A quick "What The Papers Said" section seems appropriate, it's always a larf. Crash, in the guise of the perma-anoraked Brewster, quite liked it, awarding it 7 scrolls out of 10, but disliked its simplicity and thought the graphics were "nothing special". Aye aye Brewster, I've played Kentilla and... well... Onto Unclear Confuser and they liked it more, giving it 4 of their stars "even if its style and storyline are now a bit dated." Try playing it in 2024, mate! Finally, the oft browsed but rarely bought Computer & Video Games gave it the full brown nose treatment, with an imbecilic 10/10, probably because the reviewer claimed Scott Adams himself bought a copy of the game for him at the PCW show. Nothing like unbiased commentary is there?

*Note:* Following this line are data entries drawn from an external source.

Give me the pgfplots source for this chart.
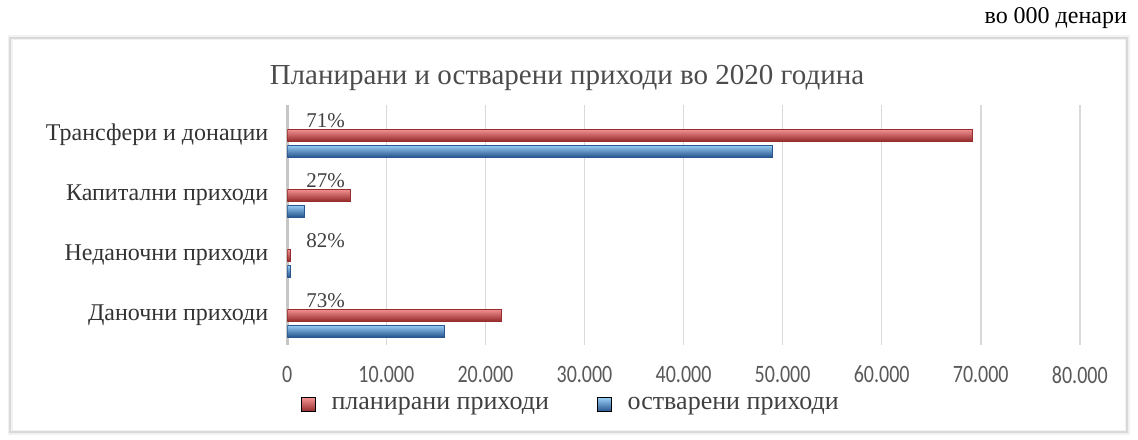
\documentclass[border=0pt]{standalone}
\usepackage{fontspec}
\setmainfont{Liberation Serif}
\newfontfamily\tickfont[FakeStretch=0.8]{Carlito}
\usepackage{pgfplots}
\pgfplotsset{compat=1.18}

\definecolor{redmid}{HTML}{DE484C}
\definecolor{redtop}{HTML}{F59496}
\definecolor{redbot}{HTML}{962C2C}
\definecolor{bluemid}{HTML}{4A98E2}
\definecolor{bluetop}{HTML}{9AD0F7}
\definecolor{bluebot}{HTML}{28558E}
\definecolor{gridgray}{HTML}{D9D9D9}

\pgfplotsset{
  planned/.style={bar shift=0pt, top color=redtop, middle color=redmid, bottom color=redbot, draw=redbot, line width=0.3pt},
  realised/.style={bar shift=-8pt, top color=bluetop, middle color=bluemid, bottom color=bluebot, draw=bluebot, line width=0.3pt},
}

\begin{document}
\begin{tikzpicture}
\useasboundingbox (0,0) rectangle (569pt,219.5pt);
% outer frame
\draw[gray!10, line width=2.5pt] (5pt,3.5pt) rectangle (563.5pt,200.5pt);
\draw[gridgray, line width=1pt] (5pt,3.5pt) rectangle (563.5pt,200.5pt);
\node[anchor=east, font=\fontsize{12}{14}\selectfont] at (567pt,210.5pt) {во 000 денари};
\node[font=\fontsize{14.5}{18}\selectfont, text=black!70] at (283.5pt,180.5pt) {Планирани и остварени приходи во 2020 година};

\begin{axis}[
    at={(143.65pt,47pt)}, anchor=south west,
    scale only axis,
    width=396.25pt, height=120pt,
    xbar, bar width=6pt,
    xmin=0, xmax=80000,
    ymin=-0.5, ymax=3.5,
    scaled x ticks=false,
    xtick={0,10000,...,80000},
    xticklabels={0,10.000,20.000,30.000,40.000,50.000,60.000,70.000,80.000},
    ytick={0,1,2,3},
    yticklabels={Даночни приходи,Неданочни приходи,Капитални приходи,Трансфери и донации},
    major tick length=0pt,
    xmajorgrids, major grid style={gridgray, line width=0.8pt},
    axis x line*=bottom,
    axis y line*=left,
    x axis line style={draw=none},
    y axis line style={gray!45, line width=1.2pt},
    xticklabel style={font=\tickfont\fontsize{12.5}{14}\selectfont, text=black!65, yshift=-7pt},
    yticklabel style={font=\fontsize{12}{14}\selectfont, text=black!80, xshift=-6pt},
    legend style={at={(0.359,-0.2475)}, anchor=center, draw=none, fill=none,
        legend columns=2, font=\fontsize{13}{15}\selectfont, text=black!75,
        /tikz/every even column/.append style={column sep=22pt}},
    legend image code/.code={\fill[#1] (0pt,-3.5pt) rectangle (7pt,3.5pt);},
]
% one plot per bar so that each bar carries its own shading
\addplot[planned, forget plot] coordinates {(21640,0)};
\addplot[planned, forget plot] coordinates {(350,1)};
\addplot[planned, forget plot] coordinates {(6400,2)};
\addplot[planned, forget plot] coordinates {(69150,3)};
\addplot[realised, forget plot] coordinates {(15890,0)};
\addplot[realised, forget plot] coordinates {(287,1)};
\addplot[realised, forget plot] coordinates {(1730,2)};
\addplot[realised, forget plot] coordinates {(49000,3)};

\addlegendimage{top color=redtop, middle color=redmid, bottom color=redbot}
\addlegendentry{\hspace{6pt}планирани приходи}
\addlegendimage{top color=bluetop, middle color=bluemid, bottom color=bluebot}
\addlegendentry{\hspace{6pt}остварени приходи}

\node[anchor=west, font=\fontsize{10.5}{12}\selectfont, text=black!75] at (axis cs:0,3) [xshift=6pt, yshift=7pt] {71\%};
\node[anchor=west, font=\fontsize{10.5}{12}\selectfont, text=black!75] at (axis cs:0,2) [xshift=6pt, yshift=7pt] {27\%};
\node[anchor=west, font=\fontsize{10.5}{12}\selectfont, text=black!75] at (axis cs:0,1) [xshift=6pt, yshift=7pt] {82\%};
\node[anchor=west, font=\fontsize{10.5}{12}\selectfont, text=black!75] at (axis cs:0,0) [xshift=6pt, yshift=7pt] {73\%};
\end{axis}
\end{tikzpicture}
\end{document}
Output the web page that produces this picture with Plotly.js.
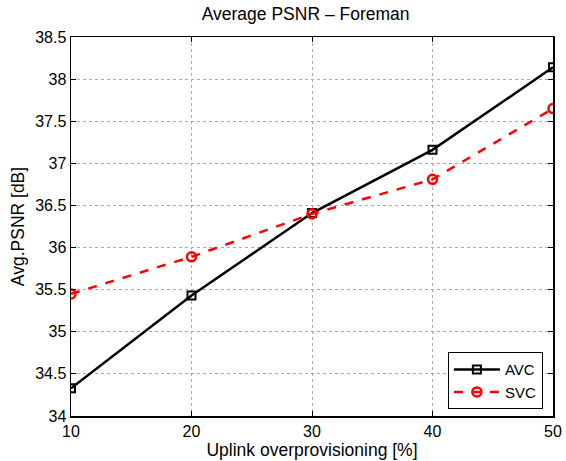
<!DOCTYPE html>
<html><head><meta charset="utf-8">
<script src="https://cdn.plot.ly/plotly-3.0.1.min.js"></script>
<style>body{margin:0;background:#fff}#c{width:566px;height:461px}</style>
</head><body><div id="c"></div>
<script>
const xVals = [10, 20, 30, 40, 50];
const avc = [34.33, 35.43, 36.41, 37.16, 38.14];
const svc = [35.45, 35.89, 36.40, 36.81, 37.65];
const yTicks = [34, 34.5, 35, 35.5, 36, 36.5, 37, 37.5, 38, 38.5];

const traces = [
  {x: xVals, y: avc, name: 'AVC', mode: 'lines+markers',
   line: {color: '#000', width: 2.5},
   marker: {symbol: 'square-open', size: 8, color: '#000', line: {width: 2}}},
  {x: xVals, y: svc, name: 'SVC', mode: 'lines+markers',
   line: {color: '#ff0000', width: 2.5, dash: 'dash'},
   marker: {symbol: 'circle-open', size: 9, color: '#ff0000', line: {width: 2.5}}}
];
const FONT = 'Liberation Sans, Arial, sans-serif';
const axBase = {showline: true, linecolor: '#000', linewidth: 1.5, mirror: 'ticks',
  ticks: 'inside', ticklen: 5, tickcolor: '#000', showgrid: true,
  gridcolor: '#aaa', griddash: 'dot', gridwidth: 1, zeroline: false,
  tickfont: {family: FONT, size: 16, color: '#000'}};
const layout = {
  width: 566, height: 461,
  margin: {l: 71, r: 13, t: 37, b: 45},
  paper_bgcolor: '#fff', plot_bgcolor: '#fff',
  font: {family: FONT, color: '#000'},
  title: {text: 'Average PSNR \u2013 Foreman', font: {size: 17.5, color: '#000'},
    x: 0.54, xanchor: 'center', y: 0.983, yanchor: 'top'},
  xaxis: Object.assign({}, axBase, {range: [10, 50], tickvals: xVals,
    title: {text: 'Uplink overprovisioning [%]', font: {size: 17.5}, standoff: 0}}),
  yaxis: Object.assign({}, axBase, {range: [34, 38.5], tickvals: yTicks,
    ticktext: yTicks.map(v => String(v)),
    title: {text: 'Avg.PSNR [dB]', font: {size: 17.5}, standoff: 6}}),
  legend: {x: 0.979, xanchor: 'right', y: 0.018, yanchor: 'bottom',
    bordercolor: '#000', borderwidth: 1, bgcolor: '#fff', itemwidth: 46,
    font: {size: 15, color: '#000'}, tracegroupgap: 0}
};
Plotly.newPlot('c', traces, layout, {displayModeBar: false, staticPlot: true});
</script></body></html>
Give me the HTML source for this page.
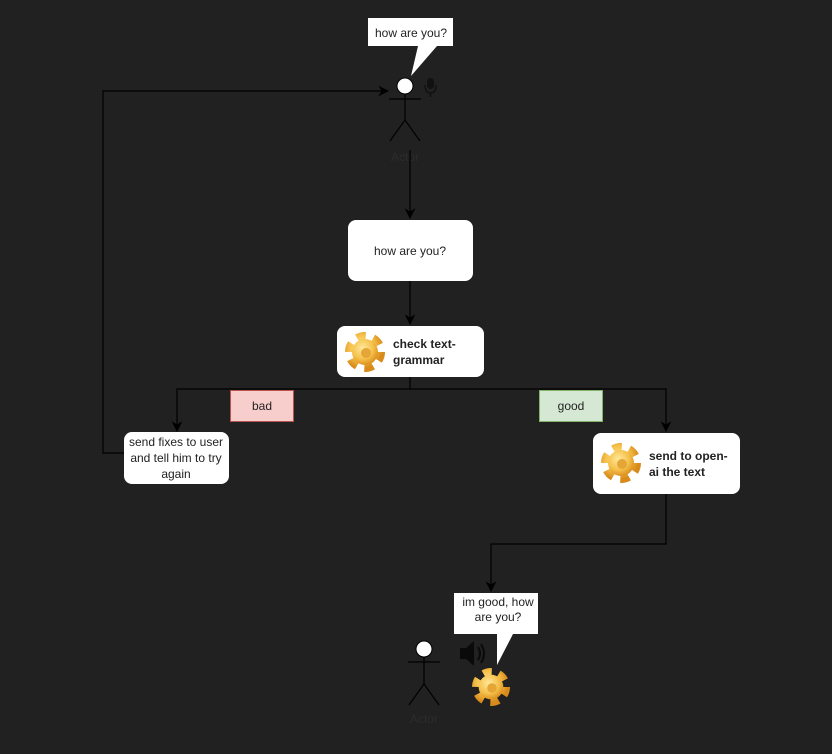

So what do I reckon was good and bad in Adventureland? Good points include the attractive set-up of the screen with its readily on/offable graphics, which themselves are colourful and generally good quality for an old game. It’s enjoyable to play and you can make some reasonable progress even if you are as bad at adventures as me. And the HELP command does sometimes prove helpful, which as mentioned previously hardly ever happens in any game.
As for bad points, it’s an adventure, so vocabulary. However here vocab issues are not too frequent, although at one point you really do have to YELL, and yet are not allowed to SHOUT. That one’s a bit sloppy, but overall the verbal range ain’t bad for such an ancient and venerable quest. Obviously I didn’t complete it, but I’d imagine a more seasoned adventurer would lap this one up. Now if you don't mind, I have to go to the bathroom and remove these pesky chiggers before they suck the lifeblood out of me.